▸ **OBJECTIVE**: Copy exactly, leaving out every image, the lines from the one with "Recreate this image" through the one with "vs FW up'];", inclusive.

Plotting code records

## begin

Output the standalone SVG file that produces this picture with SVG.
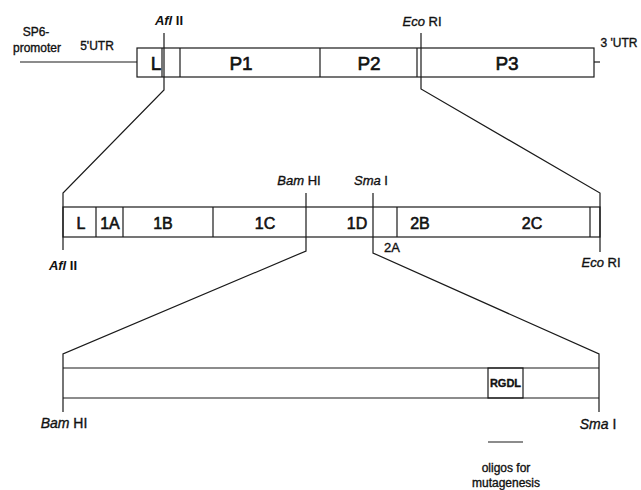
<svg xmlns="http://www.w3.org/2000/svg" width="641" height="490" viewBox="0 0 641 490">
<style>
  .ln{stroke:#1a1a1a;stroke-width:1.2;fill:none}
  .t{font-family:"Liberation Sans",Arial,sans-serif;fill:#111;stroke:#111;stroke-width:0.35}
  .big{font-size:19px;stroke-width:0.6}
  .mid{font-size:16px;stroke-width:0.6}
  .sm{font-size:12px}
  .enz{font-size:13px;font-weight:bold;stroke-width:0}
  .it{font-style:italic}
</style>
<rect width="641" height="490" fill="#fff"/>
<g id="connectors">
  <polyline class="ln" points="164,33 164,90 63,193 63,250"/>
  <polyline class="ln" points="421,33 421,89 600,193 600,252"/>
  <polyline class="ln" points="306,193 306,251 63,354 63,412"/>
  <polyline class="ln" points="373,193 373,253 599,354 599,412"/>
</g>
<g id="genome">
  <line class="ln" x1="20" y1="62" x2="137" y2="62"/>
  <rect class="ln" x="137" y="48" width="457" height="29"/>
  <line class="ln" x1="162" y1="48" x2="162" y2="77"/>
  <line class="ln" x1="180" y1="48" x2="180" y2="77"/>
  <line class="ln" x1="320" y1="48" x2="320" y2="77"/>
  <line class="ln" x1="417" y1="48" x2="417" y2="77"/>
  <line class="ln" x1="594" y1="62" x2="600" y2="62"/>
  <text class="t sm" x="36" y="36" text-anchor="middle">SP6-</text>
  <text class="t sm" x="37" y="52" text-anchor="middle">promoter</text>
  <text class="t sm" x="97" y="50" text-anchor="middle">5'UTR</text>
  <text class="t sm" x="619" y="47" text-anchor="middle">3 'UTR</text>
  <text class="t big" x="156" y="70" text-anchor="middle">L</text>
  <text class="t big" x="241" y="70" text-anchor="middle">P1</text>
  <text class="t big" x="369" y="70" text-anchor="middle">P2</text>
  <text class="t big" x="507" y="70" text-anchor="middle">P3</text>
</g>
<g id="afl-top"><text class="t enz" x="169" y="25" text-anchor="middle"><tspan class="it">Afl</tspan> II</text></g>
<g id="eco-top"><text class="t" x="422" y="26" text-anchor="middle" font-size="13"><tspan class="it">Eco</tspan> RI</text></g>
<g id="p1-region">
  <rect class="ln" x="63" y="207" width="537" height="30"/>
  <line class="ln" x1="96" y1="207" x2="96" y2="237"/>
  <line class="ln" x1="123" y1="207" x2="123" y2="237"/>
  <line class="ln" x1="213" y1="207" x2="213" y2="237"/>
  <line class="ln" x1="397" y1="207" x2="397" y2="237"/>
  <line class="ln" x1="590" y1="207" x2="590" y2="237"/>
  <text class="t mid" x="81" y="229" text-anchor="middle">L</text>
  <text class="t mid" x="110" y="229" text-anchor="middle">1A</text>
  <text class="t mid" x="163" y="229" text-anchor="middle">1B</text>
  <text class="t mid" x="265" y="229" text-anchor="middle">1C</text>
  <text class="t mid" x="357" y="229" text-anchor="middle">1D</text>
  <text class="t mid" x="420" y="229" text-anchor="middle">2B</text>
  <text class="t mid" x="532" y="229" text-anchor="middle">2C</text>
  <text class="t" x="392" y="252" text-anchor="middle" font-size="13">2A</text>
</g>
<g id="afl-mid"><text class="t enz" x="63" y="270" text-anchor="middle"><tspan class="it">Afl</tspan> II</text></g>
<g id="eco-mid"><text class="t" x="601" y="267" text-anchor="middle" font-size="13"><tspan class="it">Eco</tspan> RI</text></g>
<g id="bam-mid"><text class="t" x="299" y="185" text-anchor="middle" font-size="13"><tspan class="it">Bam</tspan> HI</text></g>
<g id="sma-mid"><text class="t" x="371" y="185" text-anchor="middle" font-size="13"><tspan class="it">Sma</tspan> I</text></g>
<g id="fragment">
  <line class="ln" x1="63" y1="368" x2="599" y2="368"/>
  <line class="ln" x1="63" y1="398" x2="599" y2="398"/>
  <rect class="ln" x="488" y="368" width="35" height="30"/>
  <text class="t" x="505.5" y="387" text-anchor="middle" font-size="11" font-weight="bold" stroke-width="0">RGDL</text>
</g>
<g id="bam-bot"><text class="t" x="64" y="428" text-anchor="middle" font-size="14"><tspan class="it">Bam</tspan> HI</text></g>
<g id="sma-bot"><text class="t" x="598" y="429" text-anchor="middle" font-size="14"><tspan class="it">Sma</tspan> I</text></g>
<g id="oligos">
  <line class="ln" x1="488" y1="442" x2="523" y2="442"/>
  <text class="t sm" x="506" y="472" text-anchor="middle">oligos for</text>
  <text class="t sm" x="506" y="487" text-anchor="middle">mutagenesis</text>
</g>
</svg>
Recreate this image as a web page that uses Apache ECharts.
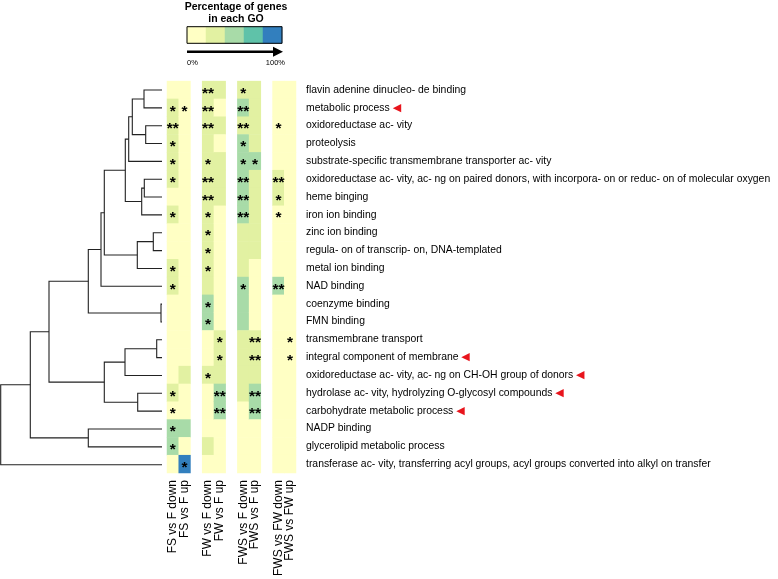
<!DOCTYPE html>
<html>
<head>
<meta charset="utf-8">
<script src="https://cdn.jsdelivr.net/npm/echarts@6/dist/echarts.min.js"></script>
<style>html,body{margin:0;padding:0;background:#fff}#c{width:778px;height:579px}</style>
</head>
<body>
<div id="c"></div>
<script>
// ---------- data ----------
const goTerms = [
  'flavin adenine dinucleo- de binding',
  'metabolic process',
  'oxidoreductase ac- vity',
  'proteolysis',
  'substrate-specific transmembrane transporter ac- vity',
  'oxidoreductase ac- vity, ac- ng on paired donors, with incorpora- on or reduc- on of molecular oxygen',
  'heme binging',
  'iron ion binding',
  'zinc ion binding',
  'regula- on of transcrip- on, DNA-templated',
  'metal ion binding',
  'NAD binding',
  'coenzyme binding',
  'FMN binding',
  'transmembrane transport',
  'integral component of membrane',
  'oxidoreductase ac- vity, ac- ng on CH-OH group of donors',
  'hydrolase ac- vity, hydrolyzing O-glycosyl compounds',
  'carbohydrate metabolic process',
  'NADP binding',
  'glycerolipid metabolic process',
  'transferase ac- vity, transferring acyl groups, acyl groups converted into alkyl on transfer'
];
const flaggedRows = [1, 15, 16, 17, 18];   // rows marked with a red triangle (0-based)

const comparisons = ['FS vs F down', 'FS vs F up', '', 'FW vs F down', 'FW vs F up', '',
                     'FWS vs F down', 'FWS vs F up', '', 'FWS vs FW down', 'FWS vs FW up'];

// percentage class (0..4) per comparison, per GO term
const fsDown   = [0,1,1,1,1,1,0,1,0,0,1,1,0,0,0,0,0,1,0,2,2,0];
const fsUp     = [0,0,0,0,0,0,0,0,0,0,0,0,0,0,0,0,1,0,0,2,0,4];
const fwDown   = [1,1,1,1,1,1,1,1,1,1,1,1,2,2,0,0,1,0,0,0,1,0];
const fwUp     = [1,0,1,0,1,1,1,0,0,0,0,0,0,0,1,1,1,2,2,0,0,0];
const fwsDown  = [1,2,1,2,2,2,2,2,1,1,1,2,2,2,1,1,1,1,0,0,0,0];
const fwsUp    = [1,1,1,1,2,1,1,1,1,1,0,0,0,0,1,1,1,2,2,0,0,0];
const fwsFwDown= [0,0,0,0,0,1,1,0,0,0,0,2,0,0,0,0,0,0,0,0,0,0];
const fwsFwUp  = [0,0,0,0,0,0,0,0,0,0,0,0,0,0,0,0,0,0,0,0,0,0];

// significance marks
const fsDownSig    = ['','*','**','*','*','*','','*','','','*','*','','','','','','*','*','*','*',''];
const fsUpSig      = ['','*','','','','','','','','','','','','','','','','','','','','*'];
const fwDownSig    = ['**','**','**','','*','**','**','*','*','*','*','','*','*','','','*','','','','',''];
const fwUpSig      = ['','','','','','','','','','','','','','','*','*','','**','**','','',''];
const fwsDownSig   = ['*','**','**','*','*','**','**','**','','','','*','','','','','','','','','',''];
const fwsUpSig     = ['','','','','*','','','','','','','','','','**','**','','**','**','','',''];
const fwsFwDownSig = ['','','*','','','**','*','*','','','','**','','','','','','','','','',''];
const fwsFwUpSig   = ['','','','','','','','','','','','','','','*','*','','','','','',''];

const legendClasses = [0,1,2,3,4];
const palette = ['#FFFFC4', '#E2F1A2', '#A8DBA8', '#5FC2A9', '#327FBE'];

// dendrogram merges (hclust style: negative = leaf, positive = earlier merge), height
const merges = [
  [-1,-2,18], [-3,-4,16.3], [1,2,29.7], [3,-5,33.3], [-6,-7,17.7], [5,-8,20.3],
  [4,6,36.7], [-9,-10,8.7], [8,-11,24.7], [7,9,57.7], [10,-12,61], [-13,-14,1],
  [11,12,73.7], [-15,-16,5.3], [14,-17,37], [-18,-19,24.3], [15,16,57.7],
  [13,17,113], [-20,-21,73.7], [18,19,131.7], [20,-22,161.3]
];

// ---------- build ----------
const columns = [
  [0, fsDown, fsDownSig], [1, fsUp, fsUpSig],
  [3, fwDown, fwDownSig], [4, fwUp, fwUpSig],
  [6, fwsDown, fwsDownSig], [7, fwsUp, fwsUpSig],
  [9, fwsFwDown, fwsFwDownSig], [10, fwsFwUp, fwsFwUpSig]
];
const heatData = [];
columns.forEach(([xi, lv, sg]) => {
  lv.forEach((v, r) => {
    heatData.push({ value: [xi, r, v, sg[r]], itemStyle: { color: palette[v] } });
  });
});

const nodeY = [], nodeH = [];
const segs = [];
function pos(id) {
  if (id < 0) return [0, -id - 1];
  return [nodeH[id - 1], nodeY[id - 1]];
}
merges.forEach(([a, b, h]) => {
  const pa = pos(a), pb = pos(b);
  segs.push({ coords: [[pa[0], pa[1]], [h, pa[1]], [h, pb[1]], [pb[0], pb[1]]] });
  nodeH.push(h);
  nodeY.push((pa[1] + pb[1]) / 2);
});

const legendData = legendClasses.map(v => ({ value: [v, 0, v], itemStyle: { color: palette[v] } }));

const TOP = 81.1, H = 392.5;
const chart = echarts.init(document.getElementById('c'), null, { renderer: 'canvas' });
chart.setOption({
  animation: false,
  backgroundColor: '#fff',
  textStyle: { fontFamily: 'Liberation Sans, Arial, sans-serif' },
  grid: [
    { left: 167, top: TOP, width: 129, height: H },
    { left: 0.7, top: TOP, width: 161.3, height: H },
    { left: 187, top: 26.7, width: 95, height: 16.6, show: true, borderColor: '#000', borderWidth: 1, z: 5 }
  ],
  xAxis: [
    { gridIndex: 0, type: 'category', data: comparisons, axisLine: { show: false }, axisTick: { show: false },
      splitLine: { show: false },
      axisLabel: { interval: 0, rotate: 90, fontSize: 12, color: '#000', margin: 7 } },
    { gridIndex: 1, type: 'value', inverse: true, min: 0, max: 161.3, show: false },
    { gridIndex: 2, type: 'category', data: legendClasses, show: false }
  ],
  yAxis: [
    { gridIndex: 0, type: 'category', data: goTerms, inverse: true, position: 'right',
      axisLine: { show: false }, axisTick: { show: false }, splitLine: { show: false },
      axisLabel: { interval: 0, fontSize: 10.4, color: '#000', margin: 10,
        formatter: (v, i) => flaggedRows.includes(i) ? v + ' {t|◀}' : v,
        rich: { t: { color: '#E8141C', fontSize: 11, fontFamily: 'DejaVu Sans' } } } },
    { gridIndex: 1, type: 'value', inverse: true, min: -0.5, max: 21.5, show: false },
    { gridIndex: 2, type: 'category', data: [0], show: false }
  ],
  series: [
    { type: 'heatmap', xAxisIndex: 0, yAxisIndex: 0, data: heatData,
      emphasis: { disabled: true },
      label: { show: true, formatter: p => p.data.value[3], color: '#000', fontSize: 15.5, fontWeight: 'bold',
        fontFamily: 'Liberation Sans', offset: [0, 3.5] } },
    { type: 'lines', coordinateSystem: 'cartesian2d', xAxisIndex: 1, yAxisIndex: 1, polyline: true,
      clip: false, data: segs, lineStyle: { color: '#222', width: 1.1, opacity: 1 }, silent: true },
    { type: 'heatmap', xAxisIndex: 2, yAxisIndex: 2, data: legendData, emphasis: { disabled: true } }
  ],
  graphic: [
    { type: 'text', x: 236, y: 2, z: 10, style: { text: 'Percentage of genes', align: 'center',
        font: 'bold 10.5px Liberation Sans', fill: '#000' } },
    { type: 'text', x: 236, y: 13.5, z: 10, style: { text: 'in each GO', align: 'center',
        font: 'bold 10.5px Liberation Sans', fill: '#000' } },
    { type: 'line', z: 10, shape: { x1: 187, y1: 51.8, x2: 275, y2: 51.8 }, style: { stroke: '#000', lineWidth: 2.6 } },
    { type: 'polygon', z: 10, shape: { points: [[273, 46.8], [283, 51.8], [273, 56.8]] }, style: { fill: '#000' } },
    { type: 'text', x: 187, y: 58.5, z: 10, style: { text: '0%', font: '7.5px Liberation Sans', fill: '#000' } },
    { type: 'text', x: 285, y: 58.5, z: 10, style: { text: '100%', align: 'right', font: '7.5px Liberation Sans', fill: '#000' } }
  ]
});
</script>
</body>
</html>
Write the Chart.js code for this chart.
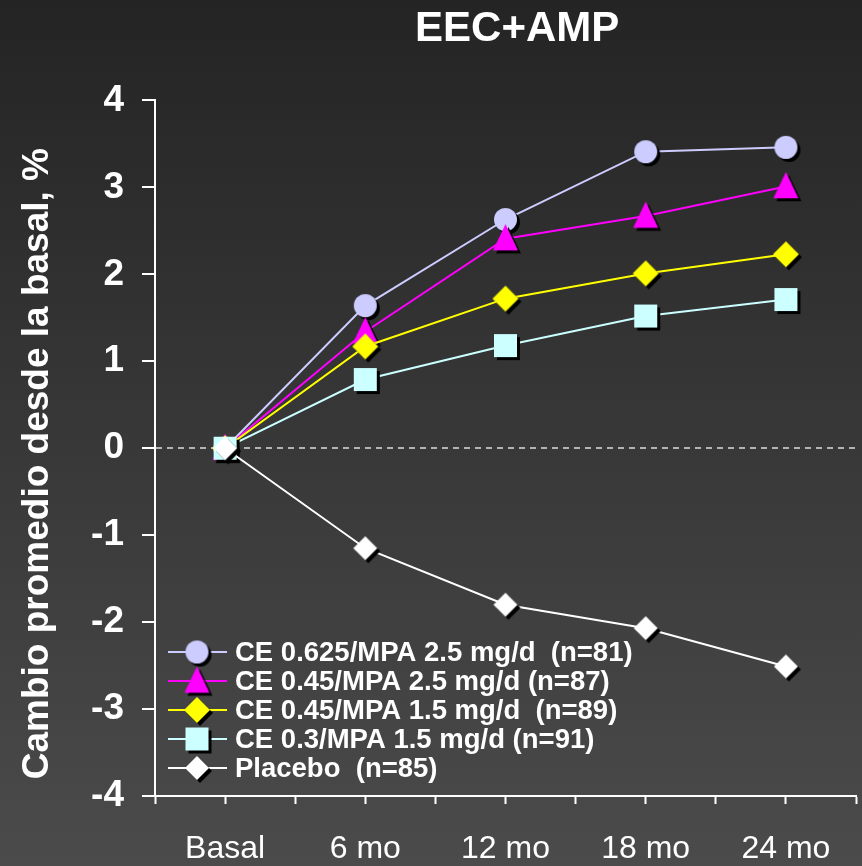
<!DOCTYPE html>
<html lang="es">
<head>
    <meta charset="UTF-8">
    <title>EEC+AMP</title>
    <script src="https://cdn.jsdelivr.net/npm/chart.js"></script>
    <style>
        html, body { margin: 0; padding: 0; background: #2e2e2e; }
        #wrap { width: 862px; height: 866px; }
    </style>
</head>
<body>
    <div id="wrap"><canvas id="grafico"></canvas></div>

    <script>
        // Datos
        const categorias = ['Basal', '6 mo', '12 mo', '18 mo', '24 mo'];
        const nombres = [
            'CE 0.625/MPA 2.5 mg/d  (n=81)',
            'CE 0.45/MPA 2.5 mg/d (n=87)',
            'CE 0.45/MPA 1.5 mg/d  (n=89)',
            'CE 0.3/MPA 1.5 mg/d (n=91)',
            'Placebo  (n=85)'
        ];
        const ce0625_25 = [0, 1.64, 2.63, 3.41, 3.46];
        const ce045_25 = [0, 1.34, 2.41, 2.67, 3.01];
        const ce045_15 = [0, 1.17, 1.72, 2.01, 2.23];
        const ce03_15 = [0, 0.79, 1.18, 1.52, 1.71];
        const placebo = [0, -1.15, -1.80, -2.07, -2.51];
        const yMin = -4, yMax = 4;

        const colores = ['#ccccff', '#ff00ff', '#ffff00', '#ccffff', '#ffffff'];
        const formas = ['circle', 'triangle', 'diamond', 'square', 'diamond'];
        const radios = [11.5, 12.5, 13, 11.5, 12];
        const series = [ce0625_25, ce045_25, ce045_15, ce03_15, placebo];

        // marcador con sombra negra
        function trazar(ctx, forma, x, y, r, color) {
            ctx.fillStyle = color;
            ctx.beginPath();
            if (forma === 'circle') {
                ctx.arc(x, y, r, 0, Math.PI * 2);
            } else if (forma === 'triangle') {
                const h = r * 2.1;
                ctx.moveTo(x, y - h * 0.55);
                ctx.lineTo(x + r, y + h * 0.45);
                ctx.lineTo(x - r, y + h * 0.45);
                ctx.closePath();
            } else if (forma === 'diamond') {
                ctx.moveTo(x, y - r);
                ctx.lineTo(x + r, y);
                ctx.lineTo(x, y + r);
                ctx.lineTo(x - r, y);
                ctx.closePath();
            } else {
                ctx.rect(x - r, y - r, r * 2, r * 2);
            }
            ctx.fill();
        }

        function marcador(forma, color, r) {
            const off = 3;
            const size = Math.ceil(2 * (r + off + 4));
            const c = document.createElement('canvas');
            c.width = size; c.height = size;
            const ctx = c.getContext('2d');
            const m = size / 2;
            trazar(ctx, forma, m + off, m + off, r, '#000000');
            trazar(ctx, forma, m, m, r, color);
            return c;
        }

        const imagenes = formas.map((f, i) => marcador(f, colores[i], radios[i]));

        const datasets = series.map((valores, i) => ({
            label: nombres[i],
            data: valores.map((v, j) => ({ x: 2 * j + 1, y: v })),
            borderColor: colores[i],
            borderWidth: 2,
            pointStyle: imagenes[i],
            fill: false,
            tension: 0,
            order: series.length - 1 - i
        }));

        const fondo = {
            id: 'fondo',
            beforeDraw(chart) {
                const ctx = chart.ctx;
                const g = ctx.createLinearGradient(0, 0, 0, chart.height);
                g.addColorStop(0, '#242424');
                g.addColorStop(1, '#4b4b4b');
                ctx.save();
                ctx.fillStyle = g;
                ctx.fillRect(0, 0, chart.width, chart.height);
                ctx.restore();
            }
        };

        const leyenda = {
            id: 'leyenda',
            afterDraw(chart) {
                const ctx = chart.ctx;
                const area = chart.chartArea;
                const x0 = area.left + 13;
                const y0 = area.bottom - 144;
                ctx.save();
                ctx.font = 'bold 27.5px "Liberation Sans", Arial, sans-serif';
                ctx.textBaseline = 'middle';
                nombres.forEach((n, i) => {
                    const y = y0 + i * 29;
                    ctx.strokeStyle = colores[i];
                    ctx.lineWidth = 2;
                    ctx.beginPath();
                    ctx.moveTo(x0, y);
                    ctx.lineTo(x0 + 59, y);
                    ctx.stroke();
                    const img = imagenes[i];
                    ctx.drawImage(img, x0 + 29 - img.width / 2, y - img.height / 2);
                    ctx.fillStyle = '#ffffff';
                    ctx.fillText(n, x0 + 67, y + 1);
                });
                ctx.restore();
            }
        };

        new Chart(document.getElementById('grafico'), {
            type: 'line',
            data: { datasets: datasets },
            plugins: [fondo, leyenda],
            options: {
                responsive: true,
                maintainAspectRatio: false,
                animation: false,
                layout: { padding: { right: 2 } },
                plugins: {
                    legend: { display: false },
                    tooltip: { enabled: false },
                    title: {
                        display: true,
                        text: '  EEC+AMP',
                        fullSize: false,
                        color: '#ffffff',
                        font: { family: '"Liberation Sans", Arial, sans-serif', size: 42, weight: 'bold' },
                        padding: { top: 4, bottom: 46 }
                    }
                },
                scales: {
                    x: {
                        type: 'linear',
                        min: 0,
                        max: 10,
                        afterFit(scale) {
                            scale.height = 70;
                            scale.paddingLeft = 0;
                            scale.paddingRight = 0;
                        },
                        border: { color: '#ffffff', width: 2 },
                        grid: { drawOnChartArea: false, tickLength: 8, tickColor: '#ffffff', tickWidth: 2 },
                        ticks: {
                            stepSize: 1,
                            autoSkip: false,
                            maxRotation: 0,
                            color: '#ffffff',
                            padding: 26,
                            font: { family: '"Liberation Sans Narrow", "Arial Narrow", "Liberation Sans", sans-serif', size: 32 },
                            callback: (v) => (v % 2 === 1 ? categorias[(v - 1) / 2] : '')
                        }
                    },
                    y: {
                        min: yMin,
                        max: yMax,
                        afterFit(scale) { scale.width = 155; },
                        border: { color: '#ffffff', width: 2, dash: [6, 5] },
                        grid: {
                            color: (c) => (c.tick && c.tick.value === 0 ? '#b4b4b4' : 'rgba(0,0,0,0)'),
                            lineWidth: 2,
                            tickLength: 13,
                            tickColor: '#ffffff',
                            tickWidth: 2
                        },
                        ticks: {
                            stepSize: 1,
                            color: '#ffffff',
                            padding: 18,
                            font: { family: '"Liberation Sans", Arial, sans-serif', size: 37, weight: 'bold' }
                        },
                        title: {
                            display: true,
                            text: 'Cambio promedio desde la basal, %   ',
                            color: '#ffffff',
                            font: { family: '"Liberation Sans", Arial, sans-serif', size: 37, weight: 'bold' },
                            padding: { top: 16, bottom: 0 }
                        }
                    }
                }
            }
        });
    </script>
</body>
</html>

## end

▸ **THE ANSWER**:
Recreate this image as a web page that uses Apache ECharts.
<!DOCTYPE html>
<html>
<head>
<meta charset="utf-8">
<script src="https://cdn.jsdelivr.net/npm/echarts@6/dist/echarts.min.js"></script>
<style>html,body{margin:0;padding:0;background:#fff}#c{width:778px;height:579px}</style>
</head>
<body>
<div id="c"></div>
<script>
// ---------- data ----------
const goTerms = [
  'flavin adenine dinucleo- de binding',
  'metabolic process',
  'oxidoreductase ac- vity',
  'proteolysis',
  'substrate-specific transmembrane transporter ac- vity',
  'oxidoreductase ac- vity, ac- ng on paired donors, with incorpora- on or reduc- on of molecular oxygen',
  'heme binging',
  'iron ion binding',
  'zinc ion binding',
  'regula- on of transcrip- on, DNA-templated',
  'metal ion binding',
  'NAD binding',
  'coenzyme binding',
  'FMN binding',
  'transmembrane transport',
  'integral component of membrane',
  'oxidoreductase ac- vity, ac- ng on CH-OH group of donors',
  'hydrolase ac- vity, hydrolyzing O-glycosyl compounds',
  'carbohydrate metabolic process',
  'NADP binding',
  'glycerolipid metabolic process',
  'transferase ac- vity, transferring acyl groups, acyl groups converted into alkyl on transfer'
];
const flaggedRows = [1, 15, 16, 17, 18];   // rows marked with a red triangle (0-based)

const comparisons = ['FS vs F down', 'FS vs F up', '', 'FW vs F down', 'FW vs F up', '',
                     'FWS vs F down', 'FWS vs F up', '', 'FWS vs FW down', 'FWS vs FW up'];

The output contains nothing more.